VI. LA sévérité inexorable avec laquelle les pères traitaient leurs
enfants qui se trouvaient atteints de quelque crime, surtout chez les
Romains des premiers siècles, ne permet pas de rejeter entièrement cette
opinion. C'est ainsi qu'avant lui, Brutus qui châtia les rois de la ville de
Rome, avait condamné à mort ses deux fils, et leur avait fait couper la
tête, parce qu'ils étaient accusés et convaincus de favoriser le
rétablissement des tyrans. Manlius dans la suite, qui commanda en
qualité de général dans la guerre contre les Gaulois, exerça la même
rigueur envers son fils: il lui donna des couronnes de valeur pour avoir
signalé sa bravoure dans la guerre, mais il le fit mourir comme
déserteur et comme coupable de désobéissance, parce qu'au lieu de
demeurer dans le poste où on l'avait placé, il en était sorti sans l'ordre de
son général pour livrer bataille. On trouve encore plusieurs autres pères
qui sans aucune compassion pour leurs fils et sans épargner leur propre
sang, les ont punis avec la dernière sévérité les uns pour de grandes
fautes, les autres pour des sujets plus légers.
VII. QUANT à ces raisons, je ne prétends pas, comme j'ai déjà dit,
rejeter entièrement cette opinion comme improbable. Mais des raisons
plus fortes me font embrasser la première narration. En effet, après la
mort de Cassius sa maison fut rasée : on en voit encore aujourd'hui la
place vide, elle est hors du temple de la déesse de la Terre, que la ville fit
bâtir dans la suite sur une partie de ce terrain, dans la rue qui conduit aux
Carines.
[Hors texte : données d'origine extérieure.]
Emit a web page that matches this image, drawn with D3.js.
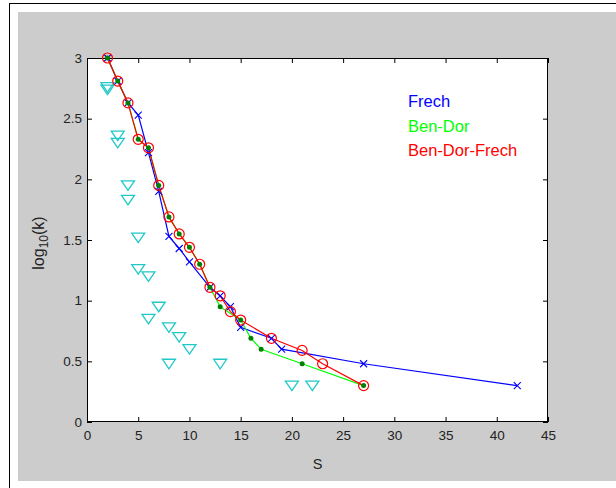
<!DOCTYPE html>
<html><head><meta charset="utf-8">
<script src="https://cdn.jsdelivr.net/npm/d3@7"></script>
<style>body{margin:0;background:#fff;}svg{display:block;font-family:"Liberation Sans",Arial,Helvetica,sans-serif;}</style>
</head><body>
<script>
// Frech
const frechS = [2,3,4,5,6,7,8,9,10,12,13,14,15,18,19,27,42];
const frechV = [3.00,2.81,2.63,2.53,2.22,1.90,1.53,1.43,1.32,1.11,1.04,0.95,0.78,0.69,0.60,0.48,0.30];
// Ben-Dor
const benDorS = [2,3,4,5,6,7,8,9,10,11,12,13,15,16,17,21,27];
const benDorV = [3.00,2.81,2.63,2.33,2.26,1.95,1.69,1.55,1.44,1.30,1.11,0.95,0.84,0.69,0.60,0.48,0.30];
// Ben-Dor-Frech
const bdfS = [2,3,4,5,6,7,8,9,10,11,12,13,14,15,18,21,23,27];
const bdfV = [3.00,2.81,2.63,2.33,2.26,1.95,1.69,1.55,1.44,1.30,1.11,1.04,0.91,0.84,0.69,0.59,0.48,0.30];
// triangles
const triS = [2,2,3,3,4,4,5,5,6,7,6,8,9,10,8,13,20,22];
const triV = [2.76,2.74,2.36,2.30,1.95,1.83,1.52,1.26,1.20,0.95,0.85,0.78,0.70,0.60,0.48,0.48,0.30,0.30];
const xTicks = [0,5,10,15,20,25,30,35,40,45];
const yTicks = [0,0.5,1,1.5,2,2.5,3];
const legendLabels = ["Frech","Ben-Dor","Ben-Dor-Frech"];

const W=616,H=488;
const L=87,R=548,T=58,B=422;
const svg=d3.select("body").append("svg").attr("width",W).attr("height",H);
svg.append("rect").attr("x",18).attr("y",12).attr("width",W-18).attr("height",469).attr("fill","#cccccc");
svg.append("line").attr("x1",9.5).attr("x2",9.5).attr("y1",3).attr("y2",H).attr("stroke","#000");
svg.append("line").attr("x1",9).attr("x2",W).attr("y1",3.5).attr("y2",3.5).attr("stroke","#000");
svg.append("rect").attr("x",L).attr("y",T).attr("width",R-L).attr("height",B-T).attr("fill","#fff");

const x=d3.scaleLinear().domain([0,45]).range([L,R]);
const y=d3.scaleLinear().domain([0,3]).range([B,T]);

const fmt=d=>String(d);
const gx=svg.append("g").attr("transform",`translate(0,${B})`).call(d3.axisBottom(x).tickValues(xTicks).tickFormat(fmt).tickSizeInner(-5).tickSizeOuter(0).tickPadding(8));
const gxt=svg.append("g").attr("transform",`translate(0,${T})`).call(d3.axisTop(x).tickValues(xTicks).tickFormat("").tickSizeInner(-5).tickSizeOuter(0));
const gy=svg.append("g").attr("transform",`translate(${L},0)`).call(d3.axisLeft(y).tickValues(yTicks).tickFormat(fmt).tickSizeInner(-5).tickSizeOuter(0).tickPadding(5));
const gyr=svg.append("g").attr("transform",`translate(${R},0)`).call(d3.axisRight(y).tickValues(yTicks).tickFormat("").tickSizeInner(-5).tickSizeOuter(0));
[gx,gxt,gy,gyr].forEach(g=>{g.select(".domain").remove();g.selectAll("line").attr("stroke","#000");g.selectAll("text").attr("fill","#222").style("font-size","13.5px").style("font-family",'"Liberation Sans",Arial,sans-serif');});
svg.append("rect").attr("x",L+0.5).attr("y",T+0.5).attr("width",R-L-1).attr("height",B-T-1).attr("fill","none").attr("stroke","#000");

const clip=svg.append("g");
const line=d3.line().x(d=>x(d[0])).y(d=>y(d[1]));
const zip=(a,b)=>a.map((v,i)=>[v,b[i]]);
const frech=zip(frechS,frechV), bd=zip(benDorS,benDorV), bdf=zip(bdfS,bdfV), tri=zip(triS,triV);

// triangles
clip.selectAll(".tri").data(tri).join("path").attr("d",d=>{const cx=x(d[0]),cy=y(d[1]);return `M${cx-6.5},${cy-4.5}L${cx+6.5},${cy-4.5}L${cx},${cy+5}Z`;})
  .attr("fill","none").attr("stroke","#20c8c8").attr("stroke-width",1.3);

clip.append("path").attr("d",line(frech)).attr("fill","none").attr("stroke","#0000ff").attr("stroke-width",1.2);
clip.append("path").attr("d",line(bd)).attr("fill","none").attr("stroke","#00ff00").attr("stroke-width",1.2);
clip.append("path").attr("d",line(bdf)).attr("fill","none").attr("stroke","#ff0000").attr("stroke-width",1.2);

clip.selectAll(".xm").data(frech).join("path").attr("d",d=>{const cx=x(d[0]),cy=y(d[1]),s=3.5;return `M${cx-s},${cy-s}L${cx+s},${cy+s}M${cx-s},${cy+s}L${cx+s},${cy-s}`;})
  .attr("stroke","#0000ff").attr("stroke-width",1.1);
clip.selectAll(".cm").data(bdf).join("circle").attr("cx",d=>x(d[0])).attr("cy",d=>y(d[1])).attr("r",5).attr("fill","none").attr("stroke","#ff0000").attr("stroke-width",1.2);
clip.selectAll(".dm").data(bd).join("circle").attr("cx",d=>x(d[0])).attr("cy",d=>y(d[1])).attr("r",2.5).attr("fill","#008000");

// legend texts
const lc=["#0000ff","#00ff00","#ff0000"];
legendLabels.forEach((t,i)=>svg.append("text").attr("x",408).attr("y",107+i*24.5).attr("fill",lc[i]).style("font-size","16.5px").text(t));

// axis labels
svg.append("text").attr("x",(L+R)/2).attr("y",469).attr("text-anchor","middle").attr("fill","#222").style("font-size","14.5px").text("S");
const yl=svg.append("text").attr("transform","translate(44,243) rotate(-90)").attr("text-anchor","middle").attr("fill","#222").style("font-size","16px");
yl.append("tspan").text("log");
yl.append("tspan").attr("dy",4).style("font-size","12px").text("10");
yl.append("tspan").attr("dy",-4).text("(k)");
</script>
</body></html>
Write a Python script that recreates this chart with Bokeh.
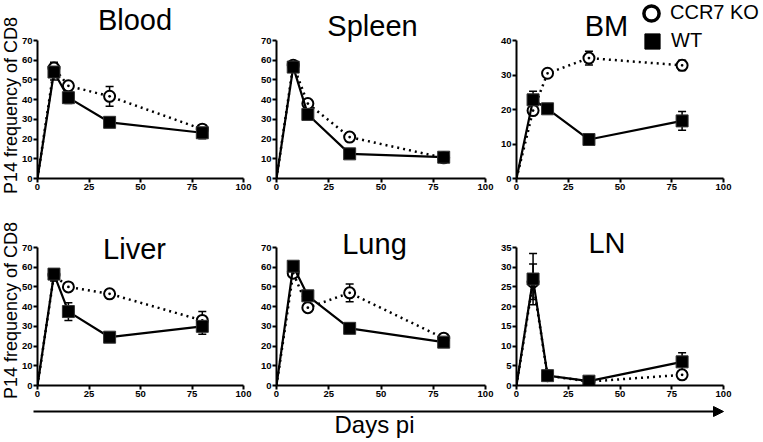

En second lieu ses biens furent confisqués et vendus au profit
du public : on en mit les prémices dans différents temples, et on en fit des
statues de bronze à Cérès, qui prouvent par leurs inscriptions de quels
biens proviennent ces présents. Or si le père de Cassius eût été le
délateur et l'accusateur de son fils, et qu'il l'eût lui-même puni de mort,
sa maison n'aurait point été rasée, ni ses biens confisqués. Car chez les
Romains les enfants ne possèdent rien en propre du vivant de leurs pères
: ceux ci peuvent disposer non seulement de tous les biens de la famille,
mais encore de la vie même de leurs enfants , de sorte que le peuple
Romain n'aurait pas enlevé ni confisqué les biens de Cassius pour le
crime de son fils, s'il s'en fut rendu lui même le dénonciateur. C'est ce qui
fait que j'embrasse plus volontiers la première opinion : je les ai
cependant rapportées toutes deux, afin que les lecteurs choisissent celle
qui leur plaira le plus.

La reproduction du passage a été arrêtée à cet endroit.